Tuhin, founder and CEO of Base10, discusses how his company optimizes AI inference infrastructure to support rapidly growing AI applications by providing scalable, reliable, and cost-effective compute solutions, addressing challenges faced by traditional cloud providers and anticipating massive future demand for GPUs. He highlights Nvidia’s dominance in AI hardware, the importance of open-source models, and the evolving AI ecosystem, emphasizing adaptability and innovation as key for success in the fast-changing AI landscape.
The discussion begins with Tuhin, founder and CEO of Base10, sharing his journey from finance to technology and machine learning, eventually leading to the founding of Base10. The company focuses on production inference, powering some of the fastest-growing AI companies by providing optimized infrastructure for running AI models efficiently and reliably.
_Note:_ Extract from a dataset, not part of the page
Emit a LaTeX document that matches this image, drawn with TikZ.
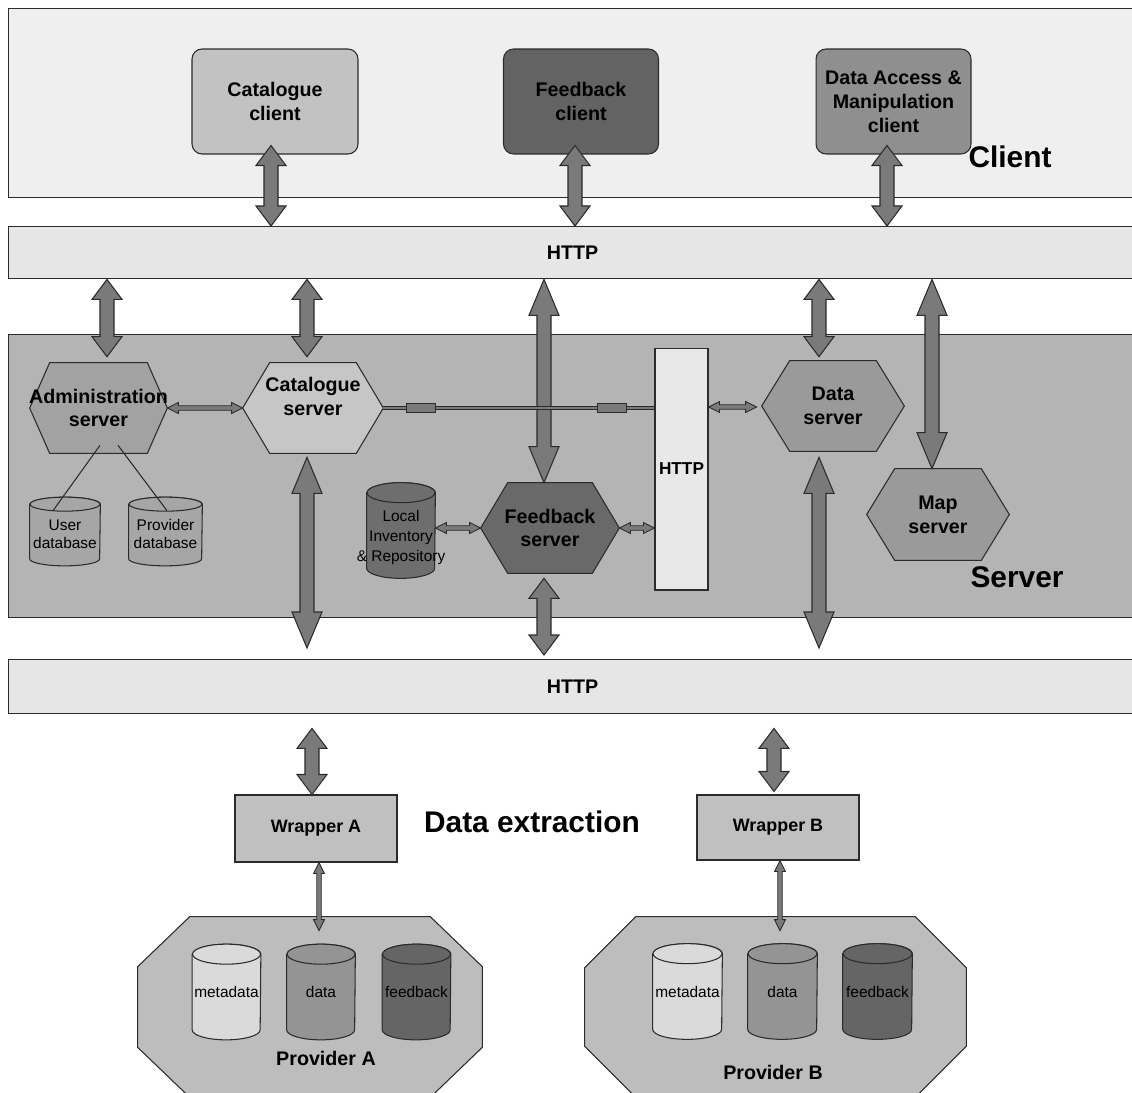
\documentclass[tikz,border=0pt]{standalone}
\usepackage{fontspec}
\setmainfont{Liberation Sans}
\usetikzlibrary{calc}

\pgfdeclarelayer{panels}
\pgfdeclarelayer{bodies}
\pgfsetlayers{panels,bodies,main}

\definecolor{edge}{HTML}{2B2B2B}
\definecolor{clientbg}{HTML}{EFEFEF}
\definecolor{httpbg}{HTML}{E6E6E6}
\definecolor{serverbg}{HTML}{B4B4B4}
\definecolor{catfill}{HTML}{C2C2C2}
\definecolor{fbfill}{HTML}{636363}
\definecolor{dafill}{HTML}{8F8F8F}
\definecolor{admfill}{HTML}{A2A2A2}
\definecolor{catsfill}{HTML}{C6C6C6}
\definecolor{dsfill}{HTML}{9A9A9A}
\definecolor{fbsfill}{HTML}{696969}
\definecolor{dbfill}{HTML}{A6A6A6}
\definecolor{localfill}{HTML}{6E6E6E}
\definecolor{arrowgray}{HTML}{7A7A7A}
\definecolor{wrapfill}{HTML}{C0C0C0}
\definecolor{provfill}{HTML}{BDBDBD}
\definecolor{metafill}{HTML}{DADADA}
\definecolor{datafill}{HTML}{949494}
\definecolor{feedfill}{HTML}{656565}
\definecolor{httpvfill}{HTML}{E8E8E8}

\newcommand\fLabel{\fontsize{11.2}{13.6}\selectfont\bfseries}
\newcommand\fTitle{\fontsize{17}{20}\selectfont\bfseries}
\newcommand\fWrap{\fontsize{10.2}{12}\selectfont\bfseries}
\newcommand\fDb{\fontsize{8.8}{10.2}\selectfont}
\newcommand\fLocal{\fontsize{8.8}{11.3}\selectfont}
\newcommand\fVbar{\fontsize{9.8}{12}\selectfont\bfseries}

% hexagonal server body drawn behind a node: node, corner inset (px), fill
\newcommand\hexbody[3]{%
  \begin{pgfonlayer}{bodies}
    \filldraw[outline, fill=#3] (#1.west) -- ($(#1.north west)+(#2,0)$)
      -- ($(#1.north east)+(-#2,0)$) -- (#1.east)
      -- ($(#1.south east)+(-#2,0)$) -- ($(#1.south west)+(#2,0)$) -- cycle;
  \end{pgfonlayer}}

% database cylinder drawn behind a node: node, x radius (px), rim y radius (px), fill
\newcommand\drumbody[4]{%
  \pgfmathsetmacro\drx{#2*0.02}\pgfmathsetmacro\dry{#3*0.02}%
  \begin{pgfonlayer}{bodies}
    \filldraw[outline, fill=#4] ($(#1.north west)+(0,#3)$) -- ($(#1.south west)+(0,-#3)$)
      arc[start angle=180, end angle=360, x radius=\drx cm, y radius=\dry cm]
      -- ($(#1.north east)+(0,#3)$)
      arc[start angle=0, end angle=180, x radius=\drx cm, y radius=\dry cm] -- cycle;
    \filldraw[outline, fill=#4] ($(#1.north)+(0,#3)$) ellipse[x radius=\drx cm, y radius=\dry cm];
  \end{pgfonlayer}}

% provider outline with cut corners: node, cut x (px), cut y (px), fill
\newcommand\octbody[4]{%
  \begin{pgfonlayer}{bodies}
    \filldraw[outline, fill=#4] ($(#1.north west)+(#2,0)$) -- ($(#1.north east)+(-#2,0)$)
      -- ($(#1.north east)+(0,#3)$) -- ($(#1.south east)+(0,-#3)$)
      -- ($(#1.south east)+(-#2,0)$) -- ($(#1.south west)+(#2,0)$)
      -- ($(#1.south west)+(0,-#3)$) -- ($(#1.north west)+(0,#3)$) -- cycle;
  \end{pgfonlayer}}

\tikzset{
  outline/.style={draw=edge, line width=0.6pt},
  panel/.style={draw=edge, line width=0.8pt, inner sep=0pt, anchor=north west, minimum width=22.56cm},
  clientbox/.style={outline, rounded corners=0.2cm, minimum height=2.1cm, inner sep=0pt, align=center, font=\fLabel},
  hexnode/.style={minimum height=1.8cm, inner sep=0pt, align=center, font=\fLabel},
  drum/.style={inner sep=0pt, align=center, font=\fDb},
  wrapbox/.style={outline, fill=wrapfill, minimum width=3.24cm, minimum height=1.34cm, inner sep=0pt, font=\fWrap},
  provnode/.style={minimum height=3.6cm, inner sep=0pt},
  title/.style={font=\fTitle, inner sep=0pt},
  provlabel/.style={font=\fLabel, inner sep=0pt},
  tipsize/.code n args={3}{\def\tiplen{#1}\def\tipwid{#2}\def\shaftwid{#3}},
  twoway/.style={line join=miter, to path={
    -- ($(\tikztostart)!\tiplen!(\tikztotarget)!\tipwid!90:(\tikztotarget)$)
    -- ($(\tikztostart)!\tiplen!(\tikztotarget)!\shaftwid!90:(\tikztotarget)$)
    -- ($(\tikztotarget)!\tiplen!(\tikztostart)!\shaftwid!-90:(\tikztostart)$)
    -- ($(\tikztotarget)!\tiplen!(\tikztostart)!\tipwid!-90:(\tikztostart)$)
    -- (\tikztotarget)
    -- ($(\tikztotarget)!\tiplen!(\tikztostart)!\tipwid!90:(\tikztostart)$)
    -- ($(\tikztotarget)!\tiplen!(\tikztostart)!\shaftwid!90:(\tikztostart)$)
    -- ($(\tikztostart)!\tiplen!(\tikztotarget)!\shaftwid!-90:(\tikztotarget)$)
    -- ($(\tikztostart)!\tiplen!(\tikztotarget)!\tipwid!-90:(\tikztotarget)$)
    -- cycle}},
  fat/.style={twoway, outline, fill=arrowgray, tipsize={0.4cm}{0.3cm}{0.14cm}},
  fatlong/.style={twoway, outline, fill=arrowgray, tipsize={0.72cm}{0.3cm}{0.14cm}},
  slim/.style={twoway, draw=edge, line width=0.5pt, fill=arrowgray, tipsize={0.22cm}{0.11cm}{0.045cm}},
  linkbar/.style={draw=edge, line width=0.5pt, double=arrowgray, double distance=1.4pt},
  tick/.style={outline, fill=arrowgray, minimum width=0.58cm, minimum height=0.18cm, inner sep=0pt},
}

\begin{document}
\begin{tikzpicture}[x=0.02cm, y=-0.02cm]
\useasboundingbox (0,0) rectangle (1132,1092);

% ---- tier panels and HTTP bars
\begin{pgfonlayer}{panels}
  \fill[white] (0,0) rectangle (1132,1092);
  \node[panel, fill=clientbg, minimum height=3.78cm] (clientpanel) at (8,8) {};
  \node[panel, fill=httpbg, minimum height=1.04cm, font=\fLabel] (http1) at (8,226) {HTTP};
  \node[panel, fill=serverbg, minimum height=5.66cm] (serverpanel) at (8,334) {};
  \node[panel, fill=httpbg, minimum height=1.08cm, font=\fLabel] (http2) at (8,659) {HTTP};
\end{pgfonlayer}

% ---- client tier
\node[clientbox, fill=catfill, minimum width=3.32cm] (catc) at (275,101.5) {Catalogue\\client};
\node[clientbox, fill=fbfill, minimum width=3.1cm] (fbc) at (581,101.5) {Feedback\\client};
\node[clientbox, fill=dafill, minimum width=3.1cm] (dac) at (893.5,101.5) {Data Access \&\\Manipulation\\client};
\node[title] (clienttitle) at (1010,157) {Client};

% ---- server tier
\node[hexnode, minimum width=2.74cm] (adm) at (98.5,408) {\makebox[0pt]{Administration}\\server};
\node[hexnode, minimum width=2.8cm] (cats) at (313,408) {Catalogue\\server\\\mbox{}};
\node[hexnode, minimum width=2.84cm] (ds) at (833,406) {Data\\server};
\node[hexnode, minimum width=2.76cm] (fbs) at (550,528) {Feedback\\server};
\node[hexnode, minimum width=2.84cm, minimum height=1.82cm] (ms) at (938,514.5) {Map\\server};
\hexbody{adm}{20}{admfill}
\hexbody{cats}{27}{catsfill}
\hexbody{ds}{28}{dsfill}
\hexbody{fbs}{27}{fbsfill}
\hexbody{ms}{28}{dsfill}

\node[outline, fill=httpvfill, minimum width=1.06cm, minimum height=4.84cm, inner sep=0pt, font=\fVbar] (httpv) at (681.5,469) {HTTP};

\node[drum, minimum width=1.4cm, minimum height=1.36cm] (udb) at (65,531.5) {\rule{0pt}{9pt}User\\database};
\node[drum, minimum width=1.46cm, minimum height=1.36cm] (pdb) at (165.5,531.5) {\rule{0pt}{9pt}Provider\\database};
\node[drum, minimum width=1.36cm, minimum height=1.9cm, font=\fLocal] (loc) at (401,530.5)
  {\makebox[0pt]{\rule{0pt}{14pt}Local}\\\makebox[0pt]{Inventory}\\\makebox[0pt]{\& Repository}};
\drumbody{udb}{35}{7}{dbfill}
\drumbody{pdb}{36.5}{7}{dbfill}
\drumbody{loc}{34}{10}{localfill}

\node[title] (servertitle) at (1017,577) {Server};

% ---- data extraction tier
\node[wrapbox] (wa) at (316,828.5) {Wrapper A};
\node[wrapbox, minimum height=1.3cm] (wb) at (778,827.5) {Wrapper B};
\node[title] (extracttitle) at (532,822) {Data extraction};

\node[provnode, minimum width=6.88cm] (pa) at (310,1007) {};
\node[provnode, minimum width=7.62cm] (pb) at (775.5,1007) {};
\octbody{pa}{52}{50}{provfill}
\octbody{pb}{51}{51}{provfill}

\node[drum, minimum width=1.36cm, minimum height=1.9cm] (pameta) at (226.5,992) {metadata};
\node[drum, minimum width=1.36cm, minimum height=1.9cm] (padata) at (321,992) {data};
\node[drum, minimum width=1.36cm, minimum height=1.9cm] (pafeed) at (416.5,992) {feedback};
\node[drum, minimum width=1.38cm, minimum height=1.9cm] (pbmeta) at (687.5,991.5) {metadata};
\node[drum, minimum width=1.38cm, minimum height=1.9cm] (pbdata) at (782.5,991.5) {data};
\node[drum, minimum width=1.38cm, minimum height=1.9cm] (pbfeed) at (877.5,991.5) {feedback};
\drumbody{pameta}{34}{10}{metafill}
\drumbody{padata}{34}{10}{datafill}
\drumbody{pafeed}{34}{10}{feedfill}
\drumbody{pbmeta}{34.5}{10}{metafill}
\drumbody{pbdata}{34.5}{10}{datafill}
\drumbody{pbfeed}{34.5}{10}{feedfill}

\node[provlabel] (palabel) at (326,1058) {Provider A};
\node[provlabel] (pblabel) at (773,1072) {Provider B};

% ---- clients to upper HTTP bar
\coordinate (catc-port) at ($(catc.south)+(-4,-9)$);
\coordinate (fbc-port) at ($(fbc.south)+(-6,-9)$);
\coordinate (dac-port) at ($(dac.south)+(-6.5,-9)$);
\draw[fat] (catc-port) to (http1.north -| catc-port);
\draw[fat] (fbc-port) to (http1.north -| fbc-port);
\draw[fat] (dac-port) to (http1.north -| dac-port);

% ---- upper HTTP bar to servers
\coordinate (adm-port) at ($(adm.north)+(8.5,-6)$);
\coordinate (cats-up) at ($(cats.north)+(-6,-6)$);
\coordinate (fbs-up) at ($(fbs.north)+(-6,0)$);
\coordinate (ds-up) at ($(ds.north)+(-14,-4)$);
\coordinate (ms-up) at ($(ms.north)+(-6,0)$);
\draw[fat] (http1.south -| adm-port) to (adm-port);
\draw[fat] (http1.south -| cats-up) to (cats-up);
\draw[fatlong] (http1.south -| fbs-up) to (fbs-up);
\draw[fat] (http1.south -| ds-up) to (ds-up);
\draw[fatlong] (http1.south -| ms-up) to (ms-up);

% ---- links inside the server tier
\draw[slim] (adm.east) to (cats.west);
\draw[linkbar] (cats.east) -- (httpv.west |- cats.east);
\path (cats.east) -- (httpv.west |- cats.east)
  node[tick, pos=0.14] (tick1) {} node[tick, pos=0.845] (tick2) {};
\coordinate (ds-in) at ($(ds.west)+(-5,1)$);
\draw[slim] (httpv.east |- ds-in) to (ds-in);
\draw[slim] (loc.east |- fbs.west) to (fbs.west);
\draw[slim] (fbs.east) to (httpv.west |- fbs.east);
\draw[outline] ($(adm.south)+(1.5,-8)$) -- ($(udb.north)+(-12,13.5)$);
\draw[outline] ($(adm.south)+(19.5,-8)$) -- ($(pdb.north)+(1.5,13.5)$);

% ---- servers to lower HTTP bar
\coordinate (cats-down) at ($(cats.south)+(-6,4)$);
\coordinate (cats-bar) at ($(http2.north -| cats-down)+(0,-11)$);
\coordinate (fbs-down) at ($(fbs.south)+(-6,5)$);
\coordinate (fbs-bar) at ($(http2.north -| fbs-down)+(0,-4)$);
\coordinate (ds-down) at ($(ds.south)+(-14,6)$);
\coordinate (ds-bar) at ($(http2.north -| ds-down)+(0,-11)$);
\draw[fatlong] (cats-down) to (cats-bar);
\draw[fat] (fbs-down) to (fbs-bar);
\draw[fatlong] (ds-down) to (ds-bar);

% ---- lower HTTP bar to wrappers, wrappers to providers
\coordinate (wa-up) at ($(wa.north)+(-4,0)$);
\coordinate (wa-bar) at ($(http2.south -| wa-up)+(0,14)$);
\coordinate (wb-up) at ($(wb.north)+(-4,-3)$);
\coordinate (wb-bar) at ($(http2.south -| wb-up)+(0,14)$);
\draw[fat] (wa-bar) to (wa-up);
\draw[fat] (wb-bar) to (wb-up);

\coordinate (wa-out) at ($(wa.south)+(3,0)$);
\coordinate (pa-in) at ($(pa.north -| wa-out)+(0,14)$);
\coordinate (wb-out) at ($(wb.south)+(2,0)$);
\coordinate (pb-in) at ($(pb.north -| wb-out)+(0,14)$);
\draw[slim] (wa-out) to (pa-in);
\draw[slim] (wb-out) to (pb-in);
\end{tikzpicture}
\end{document}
Base10 works with notable clients like WhisperFlow, a speech-to-text app, and Abridge, a healthcare ambient scribe, helping them manage multiple custom AI models with low latency and high reliability, which is critical for their user experience.
Tuhin explains the strategic advantage Base10 offers over traditional cloud providers like AWS or GCP. While many companies initially try to build their inference stack on these clouds, they often face challenges in optimization, reliability, and multi-cloud flexibility. Base10 provides a developer platform that abstracts these complexities, offering performance, fault tolerance, and security. The company also supports the growing trend of post-training open-source models, which, although currently about 90 days behind frontier models, offer significant cost savings and customization opportunities for scaling AI applications.
The conversation delves into the economics and future of AI inference, highlighting the massive expected growth in inference demand—potentially a billion-fold increase. This surge creates a critical need for scalable, cost-effective compute resources. Base10 currently rents GPUs across multiple cloud providers but anticipates owning hardware in the future to secure access and reduce costs, given the severe scarcity and rising prices of GPUs. The company projects a need for around 150,000 GPUs in two years, translating to approximately $7 billion in compute spend, underscoring the scale and urgency of the infrastructure challenge.
Tuhin also discusses the competitive landscape of AI hardware, emphasizing Nvidia’s dominance due to its mature supply chain, developer ecosystem (CUDA), and performance advantages. While acknowledging emerging competitors and heterogeneous compute architectures, Base10 prioritizes speed and reliability by leveraging Nvidia’s ecosystem. On the software side, inference is seen as a sticky, mission-critical service akin to databases, where customers prefer stable, high-performance platforms to avoid disruptions in their AI-powered products.
Finally, Tuhin shares broader reflections on the AI ecosystem, including the importance of open-source models for national security and innovation, the evolving business models around AI compute, and the potential for modular data centers to standardize and industrialize compute infrastructure. He advises students to focus on areas they find enjoyable and highlights the ongoing rapid changes in AI technology, where new architectures and models continuously reshape the landscape, making adaptability and innovation essential for future success.